Moment charnière pour le Brexit
Le Royaume-Uni élira un nouveau gouvernement le 12 décembre, moins de 120 jours après l’entrée en fonction du premier ministre, Boris Johnson.
Des huit principaux partis, seulement deux sont favorables à une sortie de l’Union européenne (UE) indépendamment de l’accord transitoire proposé : les conservateurs de Boris Johnson, qui s’engagent à mettre en oeuvre l’entente conclue en octobre et à ne pas prolonger cette période transitoire au-delà de décembre 2020, puis le Brexit Party de Nigel Farage, dont la préférence demeure celle d’une sortie sans accord, mais qui laisse le champ libre aux conservateurs dans les circonscriptions remportées par ces derniers en 2017.
L’arrivée de Johnson à la tête des conservateurs et du pays a donc tout changé. Son entrée en poste a lancé une remontée des conservateurs ayant lourdement fait chuter le Brexit Party. La tactique de Johnson a été de placer les Européens devant un choix clair : renégocier l’entente conclue par Theresa May, dont le filet de sécurité nord-irlandais, ou provoquer une sortie sans accord.
Voilà une posture combative que May n’avait jamais favorisée, n’ayant à l’esprit que d’imposer, conformément à sa propre europhilie, mais heureusement sans succès, une entente qui aurait pérennisé la subordination du pays à l’UE, au marché unique et à l’union douanière.
Or, près des trois quarts des Britanniques ayant voté Leave en 2016 sont ouverts à l’idée d’un no-deal. Johnson a donc visé juste. En indiquant à l’UE qu’un no-deal n’est aucunement exclu, il parle au nom d’une réelle masse populaire. Il faut dire que les élections européennes de mai et les cinq millions de voix accordées au Brexit Party avaient envoyé un signal en ce sens. Que Johnson ait réussi à rassembler ainsi alors que May avait fait l’unanimité contre elle n’est donc pas si surprenant lorsqu’on réalise à quel point le pays a évité la catastrophe de peu.

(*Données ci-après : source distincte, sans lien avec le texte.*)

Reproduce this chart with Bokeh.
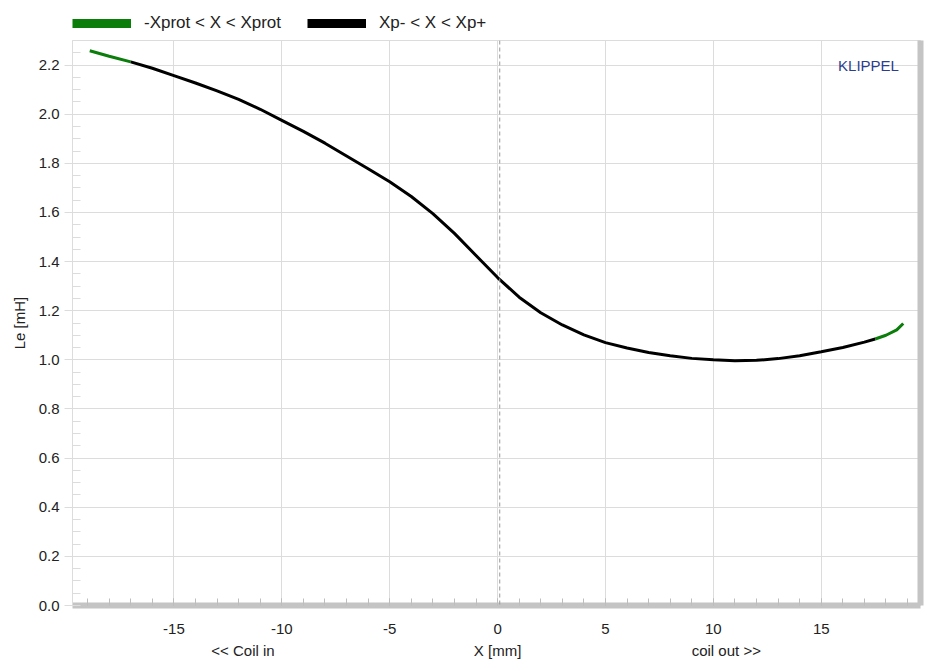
from bokeh.plotting import figure
from bokeh.layouts import column
from bokeh.models import (Legend, LegendItem, LinearAxis, FixedTicker, Span, Label,
                          Range1d, PrintfTickFormatter)
from bokeh.embed import file_html
from bokeh.resources import INLINE

# ---- data ----
x_mm = [-18.9, -18, -17, -16, -15, -14, -13, -12, -11, -10, -9, -8, -7, -6, -5, -4,
        -3, -2, -1, 0, 1, 2, 3, 4, 5, 6, 7, 8, 9, 10, 11, 12, 13, 14, 15, 16, 17,
        17.5, 18, 18.5, 18.8]
le_mH = [2.258, 2.236, 2.213, 2.187, 2.157, 2.127, 2.095, 2.06, 2.02, 1.975, 1.93,
         1.882, 1.83, 1.778, 1.725, 1.665, 1.595, 1.515, 1.425, 1.335, 1.255, 1.192,
         1.142, 1.102, 1.07, 1.048, 1.03, 1.017, 1.006, 1.0, 0.996, 0.998, 1.005,
         1.017, 1.033, 1.05, 1.072, 1.085, 1.1, 1.122, 1.148]
xp_minus = -17.0     # black segment limits (Xp- < X < Xp+)
xp_plus = 17.5
x_ticks = [-15, -10, -5, 0, 5, 10, 15]
y_ticks = [0.0, 0.2, 0.4, 0.6, 0.8, 1.0, 1.2, 1.4, 1.6, 1.8, 2.0, 2.2]
legend_labels = ["-Xprot < X < Xprot", "Xp- < X < Xp+"]
bottom_texts = {-11.8: "<< Coil in", 0: "X [mm]", 10.6: "coil out >>"}

FONT = "Liberation Sans"
FS = "15px"
GREEN = "#0a7d0a"
GRID = "#dcdcdc"
SHADOW = "#c4c4c4"
TXT = "#222222"

# ---------- legend strip ----------
lf = figure(width=925, height=34, output_backend="svg", toolbar_location=None,
            x_range=Range1d(0, 1), y_range=Range1d(0, 1),
            min_border=0, x_axis_location=None, y_axis_location=None)
lf.outline_line_color = None
lf.grid.visible = False
lg_g = lf.line([-100, -99], [-100, -99], line_color=GREEN, line_width=9)
lg_k = lf.line([-100, -99], [-100, -99], line_color="black", line_width=9)
legend = Legend(items=[LegendItem(label=legend_labels[0], renderers=[lg_g]),
                       LegendItem(label=legend_labels[1], renderers=[lg_k])],
                orientation="horizontal", location=(0, 1))
legend.glyph_width = 59
legend.glyph_height = 10
legend.label_text_font = FONT
legend.label_text_font_size = "17px"
legend.label_text_color = TXT
legend.label_standoff = 13
legend.spacing = 26
legend.padding = 0
legend.margin = 0
legend.border_line_color = None
legend.background_fill_alpha = 0
lf.add_layout(legend, "center")

# ---------- main chart ----------
p = figure(width=925, height=628, output_backend="svg", toolbar_location=None,
           x_range=Range1d(-19.7, 19.6), y_range=Range1d(0.0, 2.3),
           min_border_left=72, min_border_right=5, min_border_top=6,
           min_border_bottom=57, x_axis_location=None, y_axis_location=None)
p.outline_line_color = GRID
p.background_fill_color = "white"
p.border_fill_color = "white"

xa = LinearAxis(ticker=FixedTicker(ticks=x_ticks, minor_ticks=list(range(-19, 20))),
                formatter=PrintfTickFormatter(format="%d"))
xa.axis_line_color = SHADOW
xa.axis_line_width = 6
xa.major_tick_in = 7
xa.major_tick_out = 0
xa.minor_tick_in = 7
xa.minor_tick_out = 0
xa.major_tick_line_color = "#bdbdbd"
xa.minor_tick_line_color = "#bdbdbd"
xa.major_label_standoff = 18
xa.major_label_text_font = FONT
xa.major_label_text_font_size = FS
xa.major_label_text_color = TXT
p.add_layout(xa, "below")

xa2 = LinearAxis(ticker=FixedTicker(ticks=list(bottom_texts.keys())),
                 major_label_overrides=bottom_texts)
xa2.axis_line_color = None
xa2.major_tick_line_color = None
xa2.minor_tick_line_color = None
xa2.major_tick_in = 0
xa2.major_tick_out = 0
xa2.major_label_standoff = 5
xa2.major_label_text_font = FONT
xa2.major_label_text_font_size = FS
xa2.major_label_text_color = TXT
p.add_layout(xa2, "below")

minor_y = [round(i * 0.05, 2) for i in range(0, 47)]
ya = LinearAxis(ticker=FixedTicker(ticks=y_ticks, minor_ticks=minor_y),
                formatter=PrintfTickFormatter(format="%.1f"),
                axis_label="Le [mH]")
ya.axis_line_color = GRID
ya.major_tick_in = 0
ya.major_tick_out = 8
ya.minor_tick_in = 8
ya.minor_tick_out = 0
ya.major_tick_line_color = GRID
ya.minor_tick_line_color = GRID
ya.major_label_standoff = 5
ya.major_label_text_font = FONT
ya.major_label_text_font_size = FS
ya.major_label_text_color = TXT
ya.axis_label_text_font = FONT
ya.axis_label_text_font_size = FS
ya.axis_label_text_font_style = "normal"
ya.axis_label_text_color = TXT
ya.axis_label_standoff = 8
p.add_layout(ya, "left")

ra = LinearAxis(ticker=FixedTicker(ticks=[]))
ra.axis_line_color = SHADOW
ra.axis_line_width = 6
ra.major_tick_line_color = None
ra.minor_tick_line_color = None
p.add_layout(ra, "right")

p.xgrid.ticker = FixedTicker(ticks=x_ticks)
p.ygrid.ticker = FixedTicker(ticks=y_ticks)
p.grid.grid_line_color = GRID
p.grid.grid_line_width = 1

p.add_layout(Span(location=0.1, dimension="height", line_color="#999999",
                  line_dash="4 3", line_width=1))

left_x = [x for x in x_mm if x <= xp_minus]
left_y = [y for x, y in zip(x_mm, le_mH) if x <= xp_minus]
mid_x = [x for x in x_mm if xp_minus <= x <= xp_plus]
mid_y = [y for x, y in zip(x_mm, le_mH) if xp_minus <= x <= xp_plus]
right_x = [x for x in x_mm if x >= xp_plus]
right_y = [y for x, y in zip(x_mm, le_mH) if x >= xp_plus]

p.line(left_x, left_y, line_color=GREEN, line_width=3)
p.line(right_x, right_y, line_color=GREEN, line_width=3)
p.line(mid_x, mid_y, line_color="black", line_width=3)

p.add_layout(Label(x=18.6, y=2.2, text="KLIPPEL", text_align="right",
                   text_baseline="middle", text_font=FONT, text_font_size="15px",
                   text_color="#2b3d8c"))

layout = column(lf, p, spacing=0)
open("out.html", "w").write(file_html(layout, INLINE))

Actuellement, le Royaume-Uni doit harmoniser ses politiques avec un ensemble dont ses structures économiques tendent à l’éloigner. Ses intérêts propres ainsi que les mouvements structurels de son import-export le poussent à diversifier ses relations commerciales, alors qu’il demeure soumis à des stratégies macroéconomiques, commerciales et tarifaires européennes qui servent prioritairement l’Allemagne. Pourtant, l’entente signée par Theresa May aurait enfermé le Royaume-Uni au sein du marché unique et de l’union douanière tout en octroyant à l’UE un veto sur la souveraineté britannique.

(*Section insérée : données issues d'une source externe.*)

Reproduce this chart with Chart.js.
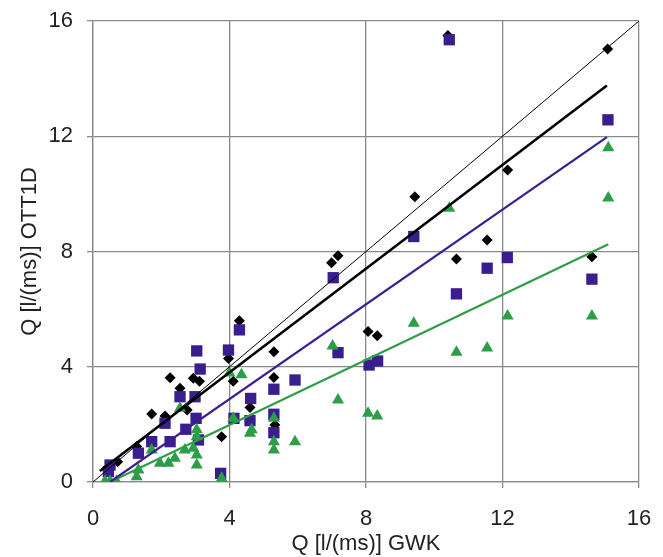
<!DOCTYPE html>
<html>
<head>
<meta charset="utf-8">
<script src="https://cdn.jsdelivr.net/npm/chart.js@4/dist/chart.umd.min.js"></script>
<style>
  html, body { margin: 0; padding: 0; background: #fff; }
  #box { width: 663px; height: 557px; }
</style>
</head>
<body>
<div id="box"><canvas id="grafico"></canvas></div>
<script>
// black diamonds
const gwkPreto = [0.4, 0.72, 1.28, 1.72, 2.11, 2.26, 2.55, 2.76, 2.94, 3.12, 3.77, 3.97, 4.11, 4.29, 4.6, 5.3, 5.3, 5.33, 6.99, 7.18, 8.06, 8.33, 9.43, 10.4, 10.65, 11.55, 12.15, 14.62, 15.08];
const ottPreto = [0.45, 0.7, 1.23, 2.36, 2.29, 3.62, 3.25, 2.5, 3.6, 3.5, 1.57, 4.29, 3.5, 5.6, 2.59, 4.52, 3.63, 1.98, 7.61, 7.85, 5.22, 5.08, 9.9, 15.5, 7.74, 8.4, 10.83, 7.82, 15.03];

// purple squares
const gwkRoxo = [0.45, 0.5, 1.33, 1.72, 2.11, 2.26, 2.55, 2.72, 2.99, 3.02, 3.04, 3.14, 3.09, 3.74, 3.97, 4.13, 4.29, 4.62, 4.6, 5.3, 5.3, 5.3, 5.92, 7.04, 7.18, 8.09, 8.34, 9.4, 10.44, 10.65, 11.55, 12.14, 14.62, 15.09];
const ottRoxo = [0.36, 0.59, 1.0, 1.4, 2.04, 1.4, 2.96, 1.83, 2.96, 2.21, 4.55, 3.92, 1.46, 0.3, 4.58, 2.21, 5.28, 2.9, 2.13, 3.22, 2.35, 1.71, 3.54, 7.09, 4.49, 4.06, 4.2, 8.52, 15.35, 6.53, 7.42, 7.79, 7.04, 12.57];

// green triangles
const gwkVerde = [0.35, 0.5, 0.69, 1.28, 1.33, 1.72, 1.96, 2.21, 2.4, 2.55, 2.69, 2.94, 3.04, 3.04, 3.04, 3.04, 3.77, 4.0, 4.35, 4.11, 4.65, 4.6, 5.3, 5.3, 5.3, 5.92, 7.02, 7.18, 8.06, 8.33, 9.4, 10.44, 10.65, 11.55, 12.15, 14.62, 15.1, 15.1];
const ottVerde = [0.02, 0.02, 0.02, 0.18, 0.42, 1.11, 0.65, 0.65, 0.82, 2.56, 1.11, 1.17, 1.81, 1.57, 0.94, 0.59, 0.13, 3.78, 3.72, 2.21, 1.81, 1.69, 2.21, 1.4, 1.11, 1.4, 4.72, 2.85, 2.39, 2.29, 5.51, 9.5, 4.5, 4.65, 5.76, 5.76, 9.86, 11.6];

// trend lines (end points)
const linha11X = [0, 16];
const linha11Y = [0, 16];
const tendPretoX = [0.2, 15.06];
const tendPretoY = [0.38, 13.76];
const tendRoxoX = [0.5, 15.06];
const tendRoxoY = [0, 11.97];
const tendVerdeX = [0.5, 15.1];
const tendVerdeY = [0, 8.25];

const eixoTicks = [0, 4, 8, 12, 16];

function pares(xs, ys) {
    return xs.map((x, i) => ({ x: x, y: ys[i] }));
}

const corRoxo = '#3b1e8e';
const corVerde = '#2d9e48';
const corTexto = '#222';
const corGrade = '#8a8a8a';
const fonte = { family: 'Liberation Sans', size: 22 };

new Chart(document.getElementById('grafico'), {
    type: 'scatter',
    data: {
        datasets: [
            { data: pares(linha11X, linha11Y), showLine: true, borderColor: '#000', borderWidth: 1, pointRadius: 0, order: 1 },
            { data: pares(tendPretoX, tendPretoY), showLine: true, borderColor: '#000', borderWidth: 2.6, pointRadius: 0, order: 1 },
            { data: pares(tendRoxoX, tendRoxoY), showLine: true, borderColor: corRoxo, borderWidth: 2.2, pointRadius: 0, order: 1 },
            { data: pares(tendVerdeX, tendVerdeY), showLine: true, borderColor: corVerde, borderWidth: 2.2, pointRadius: 0, order: 1 },
            { data: pares(gwkVerde, ottVerde), pointStyle: 'triangle', pointRadius: 7, backgroundColor: corVerde, borderColor: corVerde, borderWidth: 0, order: 2 },
            { data: pares(gwkRoxo, ottRoxo), pointStyle: 'rect', pointRadius: 8, backgroundColor: corRoxo, borderColor: corRoxo, borderWidth: 0, order: 3 },
            { data: pares(gwkPreto, ottPreto), pointStyle: 'rectRot', pointRadius: 5.5, backgroundColor: '#000', borderColor: '#000', borderWidth: 0, order: 4 }
        ]
    },
    options: {
        responsive: true,
        maintainAspectRatio: false,
        animation: false,
        layout: { padding: { left: 0, right: 24, top: 21, bottom: 0 } },
        plugins: { legend: { display: false }, tooltip: { enabled: false } },
        scales: {
            x: {
                type: 'linear', min: 0, max: 16,
                afterBuildTicks: s => { s.ticks = eixoTicks.map(v => ({ value: v })); },
                afterFit: s => { s.height = 75; s.paddingLeft = 0; s.paddingRight = 0; },
                grid: { color: corGrade, lineWidth: 1.3, tickLength: 6, drawTicks: true },
                border: { color: corGrade, width: 1.3 },
                ticks: { color: corTexto, font: fonte, padding: 18, maxRotation: 0 },
                title: { display: true, text: 'Q [l/(ms)] GWK', color: corTexto, font: fonte, padding: { top: 0, bottom: 0 } }
            },
            y: {
                type: 'linear', min: 0, max: 16,
                afterBuildTicks: s => { s.ticks = eixoTicks.map(v => ({ value: v })); },
                afterFit: s => { s.width = 93; s.paddingTop = 0; s.paddingBottom = 0; },
                grid: { color: corGrade, lineWidth: 1.3, tickLength: 6, drawTicks: true },
                border: { color: corGrade, width: 1.3 },
                ticks: { color: corTexto, font: fonte, padding: 14 },
                title: { display: true, text: 'Q [l/(ms)] OTT1D', color: corTexto, font: fonte, padding: { top: 17, bottom: 0 } }
            }
        }
    }
});
</script>
</body>
</html>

Durant la période transitoire suivant l’entrée en vigueur du Brexit, le pays aurait en effet été de facto assujetti au marché unique et à l’union douanière indéfiniment, soit jusqu’à ce qu’un accord économique global permettant l’absence de contrôles douaniers irlandais soit approuvé à l’unanimité. Ainsi, tout membre de l’UE défavorable à un éventuel accord ou considérant contraire à ses intérêts que le Royaume-Uni s’émancipe du marché unique et de l’union douanière aurait pu, aussi longtemps que les pressions bruxelloises ne l’en auraient empêché, opposer un veto à cet accord, et par le fait même, à l’autonomie du Royaume-Uni.
Boris Johnson a mis un terme à cette absurdité : selon la nouvelle entente, c’est l’Irlande du Nord et non le pays entier qui demeurera de facto assujettie au marché unique et à l’union douanière si un accord global ne peut être conclu d’ici la fin 2020. De plus, l’Assemblée nord-irlandaise, plutôt que les UE-27, aura le pouvoir d’abroger ce statut à partir de 2025 s’il s’avérait nécessaire jusque-là. Voilà pourquoi les conservateurs obtiendront probablement une majorité le 12 décembre.

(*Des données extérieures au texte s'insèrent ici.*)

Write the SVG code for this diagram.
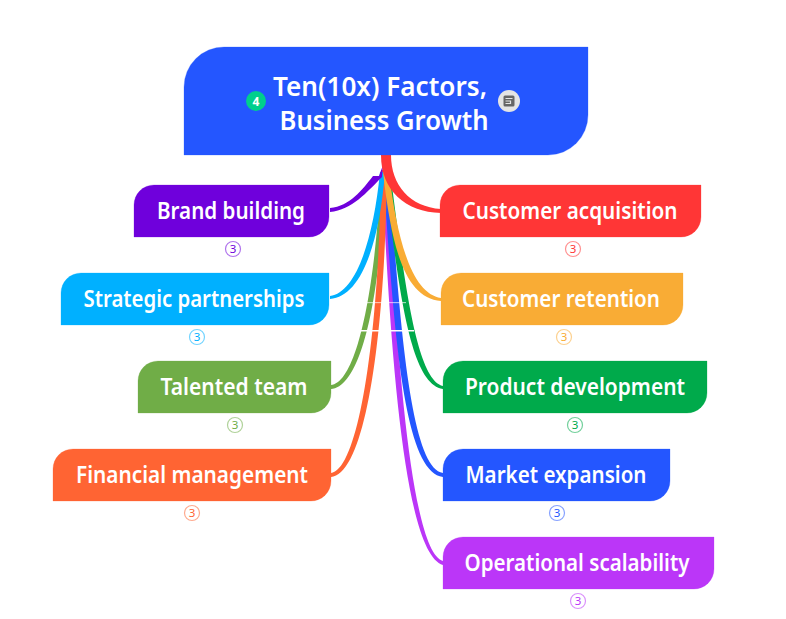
<svg xmlns="http://www.w3.org/2000/svg" width="786" height="619" viewBox="0 0 786 619">
<style>
text{font-family:"Noto Sans","Open Sans","Liberation Sans",sans-serif}
.t{fill:#fff;font-size:22.5px;font-weight:600;text-anchor:middle}
.r{fill:#fff;font-size:27px;font-weight:600;text-anchor:middle}
.b{fill:#fff;stroke-opacity:.55;stroke-width:1.200}
.n{font-size:11.500px;text-anchor:middle}
.s{stroke-opacity:.25;stroke-width:1}
</style>
<rect width="786" height="619" fill="#fff"/>
<g id="connectors">
<path fill="#bb36f8" d="M382,170C392,400 409,555 443,565L443,561C415,553 398,400 388,170Z"/>
<path fill="#2456ff" d="M383,170C394,330 403,472 443,477L443,473C411,468 400,330 389,170Z"/>
<path fill="#70ad47" d="M381,170C375,300 355,383 331,385L331,389C361,387 381,300 385,170Z"/>
<path fill="#ff6433" d="M381,170C379,340 358,470 331,473L331,477C365,474 385,340 387,170Z"/>
<path fill="#00aa4b" d="M384,170C399,292 410,384 443,389L443,386C417,380 405,288 390,170Z"/>
<path fill="#00b0ff" d="M380,172C373,243 355,293 330,296L330,299C360,297 379,247 385,172Z"/>
<path fill="#f9ac35" d="M383,172C392,252 406,298 441,301L441,298C414,294 398,248 389,172Z"/>
<path fill="#6f00dc" d="M383,165L382,177C367,192 352,210 330,212L330,208C350,206 362,190 373,176L379,176Z"/>
<path fill="#ff3636" d="M381,155L391,155C391,185 410,207 441,209L441,213C405,212 381,190 381,155Z"/>
<rect x="364" y="302.400" width="42" height="0.700" fill="#fff"/>
<rect x="360" y="330" width="54" height="1.500" fill="#fff"/>
</g>
<g id="root">
<path fill="#2456ff" stroke="#2456ff" class="s" d="M184,155V87A40,40 0 0 1 224,47H588V115A40,40 0 0 1 548,155Z"/>
<text class="r" x="380" y="96" textLength="214" lengthAdjust="spacingAndGlyphs">Ten(10x) Factors,</text>
<text class="r" x="384" y="130" textLength="209" lengthAdjust="spacingAndGlyphs">Business Growth</text>
<circle cx="256" cy="101" r="10" fill="#00cf8c"/>
<text x="256" y="105.500" font-size="12" font-weight="700" fill="#fff" text-anchor="middle">4</text>
<circle cx="509" cy="101" r="11" fill="#e4e4e4"/>
<rect x="503.500" y="95.500" width="11" height="11" rx="1.500" fill="#666"/>
<path fill="none" stroke="#e4e4e4" stroke-width="1.200" d="M505.500,98.500H512.500M505.500,101H510.500V103.500H505.500"/>
</g>
<g id="brand-building">
<path fill="#6f00dc" stroke="#6f00dc" class="s" d="M134,237V205A20,20 0 0 1 154,185H329V217A20,20 0 0 1 309,237Z"/>
<text class="t" x="231" y="219" textLength="148" lengthAdjust="spacingAndGlyphs">Brand building</text>
<circle class="b" cx="233" cy="249" r="7.500" stroke="#6f00dc"/><text class="n" x="233" y="253" fill="#6f00dc">3</text>
</g>
<g id="strategic-partnerships">
<path fill="#00b0ff" stroke="#00b0ff" class="s" d="M61,325V293A20,20 0 0 1 81,273H329V305A20,20 0 0 1 309,325Z"/>
<text class="t" x="194" y="307" textLength="221" lengthAdjust="spacingAndGlyphs">Strategic partnerships</text>
<circle class="b" cx="197" cy="337" r="7.500" stroke="#00b0ff"/><text class="n" x="197" y="341" fill="#00b0ff">3</text>
</g>
<g id="talented-team">
<path fill="#70ad47" stroke="#70ad47" class="s" d="M138,413V381A20,20 0 0 1 158,361H331V393A20,20 0 0 1 311,413Z"/>
<text class="t" x="234" y="395" textLength="147" lengthAdjust="spacingAndGlyphs">Talented team</text>
<circle class="b" cx="235" cy="425" r="7.500" stroke="#70ad47"/><text class="n" x="235" y="429" fill="#70ad47">3</text>
</g>
<g id="financial-management">
<path fill="#ff6433" stroke="#ff6433" class="s" d="M53,501V469A20,20 0 0 1 73,449H331V481A20,20 0 0 1 311,501Z"/>
<text class="t" x="192" y="483" textLength="232" lengthAdjust="spacingAndGlyphs">Financial management</text>
<circle class="b" cx="192" cy="513" r="7.500" stroke="#ff6433"/><text class="n" x="192" y="517" fill="#ff6433">3</text>
</g>
<g id="customer-acquisition">
<path fill="#ff3636" stroke="#ff3636" class="s" d="M440,237V205A20,20 0 0 1 460,185H701V217A20,20 0 0 1 681,237Z"/>
<text class="t" x="570" y="219" textLength="215" lengthAdjust="spacingAndGlyphs">Customer acquisition</text>
<circle class="b" cx="573" cy="249" r="7.500" stroke="#ff3636"/><text class="n" x="573" y="253" fill="#ff3636">3</text>
</g>
<g id="customer-retention">
<path fill="#f9ac35" stroke="#f9ac35" class="s" d="M441,325V293A20,20 0 0 1 461,273H683V305A20,20 0 0 1 663,325Z"/>
<text class="t" x="561" y="307" textLength="198" lengthAdjust="spacingAndGlyphs">Customer retention</text>
<circle class="b" cx="564" cy="337" r="7.500" stroke="#f9ac35"/><text class="n" x="564" y="341" fill="#f9ac35">3</text>
</g>
<g id="product-development">
<path fill="#00aa4b" stroke="#00aa4b" class="s" d="M443,413V381A20,20 0 0 1 463,361H707V393A20,20 0 0 1 687,413Z"/>
<text class="t" x="575" y="395" textLength="220" lengthAdjust="spacingAndGlyphs">Product development</text>
<circle class="b" cx="575" cy="425" r="7.500" stroke="#00aa4b"/><text class="n" x="575" y="429" fill="#00aa4b">3</text>
</g>
<g id="market-expansion">
<path fill="#2456ff" stroke="#2456ff" class="s" d="M443,501V469A20,20 0 0 1 463,449H670V481A20,20 0 0 1 650,501Z"/>
<text class="t" x="556" y="483" textLength="181" lengthAdjust="spacingAndGlyphs">Market expansion</text>
<circle class="b" cx="557" cy="513" r="7.500" stroke="#2456ff"/><text class="n" x="557" y="517" fill="#2456ff">3</text>
</g>
<g id="operational-scalability">
<path fill="#bb36f8" stroke="#bb36f8" class="s" d="M443,589V557A20,20 0 0 1 463,537H714V569A20,20 0 0 1 694,589Z"/>
<text class="t" x="577" y="571" textLength="225" lengthAdjust="spacingAndGlyphs">Operational scalability</text>
<circle class="b" cx="578" cy="601" r="7.500" stroke="#bb36f8"/><text class="n" x="578" y="605" fill="#bb36f8">3</text>
</g>
</svg>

L’accord Johnson aurait des coûts économiques immédiats plus importants que ceux de l’entente précédente. Toutefois, la fin de la coordination avec l’UE en matière de subventions industrielles, de concurrence, de fiscalité, de politiques sociales et de droit du travail, doublée d’une récupération rapide de l’autonomie commerciale du Royaume-Uni, permettra des politiques industrielles volontaristes susceptibles de contrebalancer les effets délétères du Brexit. C’est d’ailleurs exactement ce que propose le nouveau Parti conservateur sous Johnson, plus nationaliste que néolibéral, dans sa plateforme électorale.